June 27 is Sunglasses Day
National “Happy Birthday to You” Day
National “Decide to Be Married” Day
National Orange Blossom Day
1693 – “The Ladies’ Mercury” was published by John Dunton in London. It was the first women’s magazine and contained a “question and answer” column that became known as a “problem page.” It was published for four weeks.
1787 – Edward Gibbon completed “The Decline and Fall of the Roman Empire.” It was published the following May. It traced Western civilization from the Roman Empire to the fall of Byzantium.
Birthday of Helen Adams Keller (June 27, 1880), American author, political activist, and lecturer. She was the first person who was blind and deaf to earn a bachelor of arts degree. Helen was born able to see and hear. She fell ill at 19 months old with what might have been scarlet fever or meningitis.
The New York stock market crashed on June 27, 1893. By the end of the year 600 banks and 74 railroads had gone out of business. See the Panic of 1893. The unemployment rate rose to 18.4%.
1929 – Scientists at Bell Laboratories in New York revealed a system for transmitting television pictures.
On June 27, 1942, the FBI announced the capture of eight Nazi saboteurs who had been put ashore from a submarine on New York’s Long Island.

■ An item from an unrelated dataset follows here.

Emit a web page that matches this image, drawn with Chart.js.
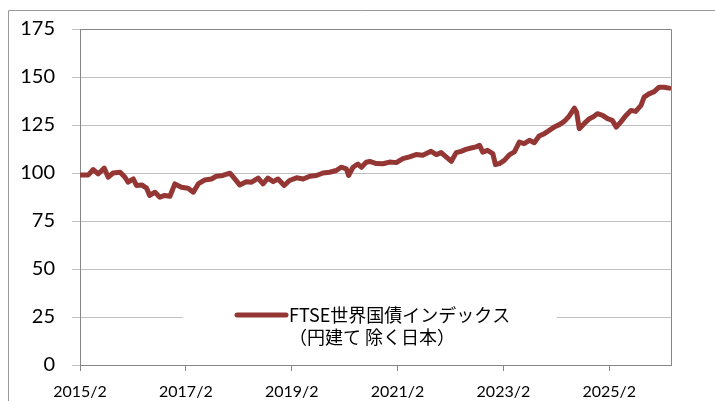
<!DOCTYPE html>
<html>
<head>
<meta charset="utf-8">
<script src="https://cdn.jsdelivr.net/npm/chart.js@4/dist/chart.umd.min.js"></script>
<style>
  body { margin: 0; background: #fff; }
  #wrap { width: 715px; height: 401px; }
</style>
</head>
<body>
<div id="wrap"><canvas id="chart" width="715" height="401"></canvas></div>
<script>
// months since 2015/2 and index level (2015/2 = 100)
const months = [0.0, 1.9, 3.0, 4.1, 5.5, 6.4, 7.5, 9.1, 10.2, 10.9, 12.1, 12.8, 14.0, 15.1, 15.8, 17.0, 18.1,
  19.2, 20.4, 21.5, 23.0, 24.5, 25.7, 26.8, 28.3, 29.8, 30.9, 32.4, 34.0, 35.1, 36.2, 37.7, 38.9, 40.4,
  41.5, 42.6, 43.8, 44.9, 46.3, 47.5, 49.1, 50.6, 52.1, 53.6, 55.1, 56.6, 58.1, 59.2, 60.4, 60.9, 61.9,
  63.0, 63.8, 64.9, 65.7, 67.2, 68.7, 70.2, 71.7, 73.2, 74.7, 76.2, 77.7, 79.6, 80.8, 81.9, 83.0, 84.2,
  85.3, 86.4, 87.5, 88.7, 89.8, 90.6, 91.3, 92.4, 93.6, 94.2, 95.1, 96.2, 97.4, 98.5, 99.6, 100.7, 101.9,
  103.0, 104.1, 105.3, 106.4, 107.5, 108.7, 109.8, 110.9, 112.1, 112.6, 113.2, 114.3, 115.5, 116.6, 117.3,
  118.5, 119.6, 120.7, 121.6, 122.6, 123.8, 124.9, 126.0, 127.2, 127.9, 129.0, 130.2, 131.3, 132.4, 133.6];
const values = [99.0, 99.0, 101.8, 99.5, 102.5, 97.8, 100.0, 100.4, 97.8, 95.2, 96.9, 93.5, 93.8, 92.1, 88.3, 90.0, 87.4,
  88.3, 87.9, 94.3, 92.6, 92.1, 90.0, 94.3, 96.4, 96.9, 98.3, 98.7, 99.9, 96.9, 93.8, 95.5, 95.2, 97.3,
  94.3, 97.3, 95.5, 96.9, 93.5, 96.1, 97.5, 96.9, 98.3, 98.7, 100.0, 100.4, 101.3, 103.0, 102.1, 98.7, 103.0,
  104.7, 103.0, 105.6, 106.0, 104.9, 104.8, 105.7, 105.4, 107.5, 108.4, 109.6, 109.2, 111.3, 109.6, 110.6, 108.4, 106.1,
  110.6, 111.3, 112.3, 113.0, 113.6, 114.4, 110.9, 111.8, 110.1, 104.4, 104.9, 106.6, 109.6, 111.0, 116.1, 115.3, 117.0,
  115.8, 119.3, 120.5, 122.2, 123.9, 125.2, 126.9, 129.6, 133.8, 131.7, 123.1, 125.7, 128.3, 129.6, 130.9,
  130.0, 128.3, 127.4, 123.9, 126.5, 130.0, 132.6, 132.1, 135.2, 139.5, 141.2, 142.4, 144.7, 144.7, 144.2];
const tickMonths = [0, 24, 48, 72, 96, 120];
const tickLabels = ['2015/2', '2017/2', '2019/2', '2021/2', '2023/2', '2025/2'];
const seriesName = ['FTSE世界国債インデックス', '（円建て 除く日本）'];
const lineColor = '#943634';

const frame = {
  id: 'frame',
  beforeDraw(chart) {
    const ctx = chart.ctx;
    ctx.save();
    ctx.strokeStyle = '#9a9a9a';
    ctx.lineWidth = 1;
    ctx.beginPath();
    ctx.moveTo(8.5, 401);
    ctx.lineTo(8.5, 10.5);
    ctx.lineTo(715, 10.5);
    ctx.stroke();
    ctx.restore();
  },
  beforeDatasetsDraw(chart) {
    const ctx = chart.ctx, a = chart.chartArea;
    ctx.save();
    ctx.strokeStyle = '#868686';
    ctx.lineWidth = 1;
    ctx.beginPath();
    ctx.moveTo(Math.round(a.left) + 0.5, Math.round(a.top) + 0.5);
    ctx.lineTo(Math.round(a.right) + 0.5, Math.round(a.top) + 0.5);
    ctx.lineTo(Math.round(a.right) + 0.5, Math.round(a.bottom));
    ctx.stroke();
    ctx.restore();
  },
  afterDatasetsDraw(chart) {
    // legend box sits inside the plot, over the 25 gridline
    const ctx = chart.ctx;
    ctx.save();
    ctx.fillStyle = '#fff';
    ctx.fillRect(183, 298, 374, 56);
    ctx.strokeStyle = lineColor;
    ctx.lineWidth = 5;
    ctx.lineCap = 'round';
    ctx.beginPath();
    ctx.moveTo(237, 315);
    ctx.lineTo(286, 315);
    ctx.stroke();
    ctx.fillStyle = '#000';
    ctx.font = '18px "Noto Sans CJK JP"';
    ctx.textBaseline = 'middle';
    ctx.fillText(seriesName[0], 289, 315);
    ctx.fillText(seriesName[1], 289, 337);
    ctx.restore();
  }
};

new Chart(document.getElementById('chart'), {
  type: 'line',
  data: {
    datasets: [{
      label: seriesName.join(''),
      data: months.map((m, i) => ({ x: m, y: values[i] })),
      borderColor: lineColor,
      borderWidth: 5,
      borderJoinStyle: 'round',
      borderCapStyle: 'round',
      pointRadius: 0,
      tension: 0
    }]
  },
  options: {
    responsive: false,
    animation: false,
    layout: { padding: { top: 28, right: 44, left: 0, bottom: 0 } },
    plugins: { legend: { display: false }, tooltip: { enabled: false } },
    scales: {
      x: {
        type: 'linear',
        min: 0,
        max: 134,
        afterBuildTicks(scale) { scale.ticks = tickMonths.map(v => ({ value: v })); },
        afterFit(scale) { scale.height = 36; },
        border: { color: '#868686', width: 1 },
        grid: { drawOnChartArea: false, drawTicks: true, tickLength: 6, color: '#868686' },
        ticks: {
          color: '#000',
          padding: 11,
          maxRotation: 0,
          autoSkip: false,
          font: { family: 'Lato', size: 16 },
          callback: (v) => tickLabels[tickMonths.indexOf(v)]
        }
      },
      y: {
        min: 0,
        max: 175,
        afterFit(scale) { scale.width = 80; },
        border: { color: '#868686', width: 1 },
        grid: { color: '#c0c0c0', tickLength: 8 },
        ticks: {
          stepSize: 25,
          color: '#000',
          padding: 17,
          font: { family: 'Lato', size: 20 }
        }
      }
    }
  },
  plugins: [frame]
});
</script>
</body>
</html>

1950 – Two days after North Korea invaded South Korea, U.S. President Truman ordered the Air Force and Navy into the Korean conflict. The United Nations Security Council had asked for member nations to help South Korea repel an invasion from the North.
The world’s first cash dispenser was installed at Barclays Bank in Enfield, England in 1967. The device was invented by John Sheppard-Barron. The machine operated on a voucher system and the maximum withdrawal was $28.
The United States National Do Not Call Registry, was formed to combat unwanted telemarketing calls and administered by the Federal Trade Commission, enrolled almost three-quarters of a million phone numbers on its first day, June 27, 2003.